Data entries.
══════════

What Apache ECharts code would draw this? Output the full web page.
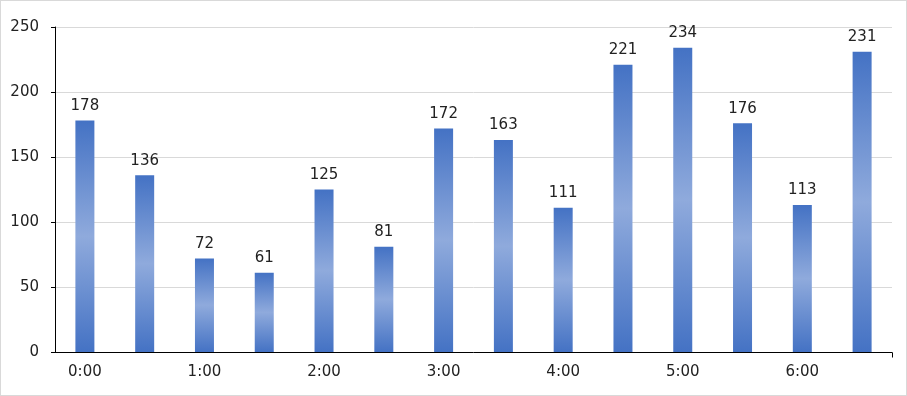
<!DOCTYPE html>
<html>
<head>
<meta charset="utf-8">
<script src="https://cdn.jsdelivr.net/npm/echarts@6/dist/echarts.min.js"></script>
<style>
html,body{margin:0;padding:0;background:#fff;}
#c{width:907px;height:396px;box-sizing:border-box;border:1px solid #d9d9d9;}
</style>
</head>
<body>
<div id="c"></div>
<script>
const categories = ['0:00','0:30','1:00','1:30','2:00','2:30','3:00','3:30','4:00','4:30','5:00','5:30','6:00','6:30'];
const values = [178,136,72,61,125,81,172,163,111,221,234,176,113,231];
const yTicks = {min:0, max:250, interval:50};

const chart = echarts.init(document.getElementById('c'), null, {renderer:'canvas'});
const font = 'Verdana, "DejaVu Sans", sans-serif';
const grid = {left:54, right:14, top:26, bottom:43};
chart.setOption({
  animation:false,
  grid:grid,
  xAxis:{
    type:'category', data:categories,
    axisLine:{lineStyle:{color:'#000', width:1}},
    axisTick:{alignWithLabel:true, interval:0, length:5, lineStyle:{color:'#000'}},
    axisLabel:{interval:1, color:'#222', fontSize:15, fontFamily:font, margin:13}
  },
  yAxis:{
    type:'value', min:yTicks.min, max:yTicks.max, interval:yTicks.interval,
    axisLine:{show:true, lineStyle:{color:'#000', width:1}},
    axisTick:{show:true, length:4, lineStyle:{color:'#000'}},
    axisLabel:{color:'#222', fontSize:15, fontFamily:font, margin:16},
    splitLine:{lineStyle:{color:'#d9d9d9'}}
  },
  series:[{
    type:'bar', data:values, barWidth:19,
    itemStyle:{color:new echarts.graphic.LinearGradient(0,0,0,1,[
      {offset:0,color:'#4472c4'},{offset:0.5,color:'#8faadc'},{offset:1,color:'#4472c4'}])},
    label:{show:true, position:'top', distance:7, color:'#222', fontSize:15, fontFamily:font}
  }]
});
// closing tick at the right end of the category axis
const rect = chart.getModel().getComponent('grid').coordinateSystem.getRect();
const xEnd = Math.round(rect.x + rect.width) + 0.5;
const yBase = Math.round(rect.y + rect.height) + 0.5;
chart.setOption({graphic:[{type:'line', shape:{x1:xEnd, y1:yBase, x2:xEnd, y2:yBase+5}, style:{stroke:'#000', lineWidth:1}}]});
</script>
</body>
</html>
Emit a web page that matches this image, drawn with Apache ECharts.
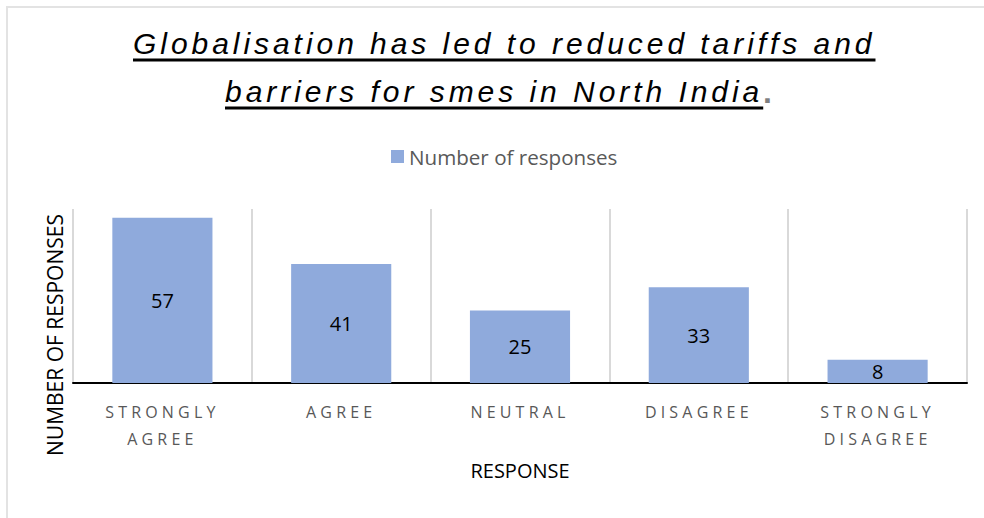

══════════

What is needed. Repeat each entry precisely as it appears. Leave the pictures out.

Solution.
What Apache ECharts code would draw this? Output the full web page.
<!DOCTYPE html>
<html>
<head>
<meta charset="utf-8">
<script src="https://cdn.jsdelivr.net/npm/echarts@6/dist/echarts.min.js"></script>
<style>
html,body{margin:0;padding:0;background:#fff;}
#c{width:907px;height:396px;box-sizing:border-box;border:1px solid #d9d9d9;}
</style>
</head>
<body>
<div id="c"></div>
<script>
const categories = ['0:00','0:30','1:00','1:30','2:00','2:30','3:00','3:30','4:00','4:30','5:00','5:30','6:00','6:30'];
const values = [178,136,72,61,125,81,172,163,111,221,234,176,113,231];
const yTicks = {min:0, max:250, interval:50};

const chart = echarts.init(document.getElementById('c'), null, {renderer:'canvas'});
const font = 'Verdana, "DejaVu Sans", sans-serif';
const grid = {left:54, right:14, top:26, bottom:43};
chart.setOption({
  animation:false,
  grid:grid,
  xAxis:{
    type:'category', data:categories,
    axisLine:{lineStyle:{color:'#000', width:1}},
    axisTick:{alignWithLabel:true, interval:0, length:5, lineStyle:{color:'#000'}},
    axisLabel:{interval:1, color:'#222', fontSize:15, fontFamily:font, margin:13}
  },
  yAxis:{
    type:'value', min:yTicks.min, max:yTicks.max, interval:yTicks.interval,
    axisLine:{show:true, lineStyle:{color:'#000', width:1}},
    axisTick:{show:true, length:4, lineStyle:{color:'#000'}},
    axisLabel:{color:'#222', fontSize:15, fontFamily:font, margin:16},
    splitLine:{lineStyle:{color:'#d9d9d9'}}
  },
  series:[{
    type:'bar', data:values, barWidth:19,
    itemStyle:{color:new echarts.graphic.LinearGradient(0,0,0,1,[
      {offset:0,color:'#4472c4'},{offset:0.5,color:'#8faadc'},{offset:1,color:'#4472c4'}])},
    label:{show:true, position:'top', distance:7, color:'#222', fontSize:15, fontFamily:font}
  }]
});
// closing tick at the right end of the category axis
const rect = chart.getModel().getComponent('grid').coordinateSystem.getRect();
const xEnd = Math.round(rect.x + rect.width) + 0.5;
const yBase = Math.round(rect.y + rect.height) + 0.5;
chart.setOption({graphic:[{type:'line', shape:{x1:xEnd, y1:yBase, x2:xEnd, y2:yBase+5}, style:{stroke:'#000', lineWidth:1}}]});
</script>
</body>
</html>
Emit a web page that matches this image, drawn with Apache ECharts.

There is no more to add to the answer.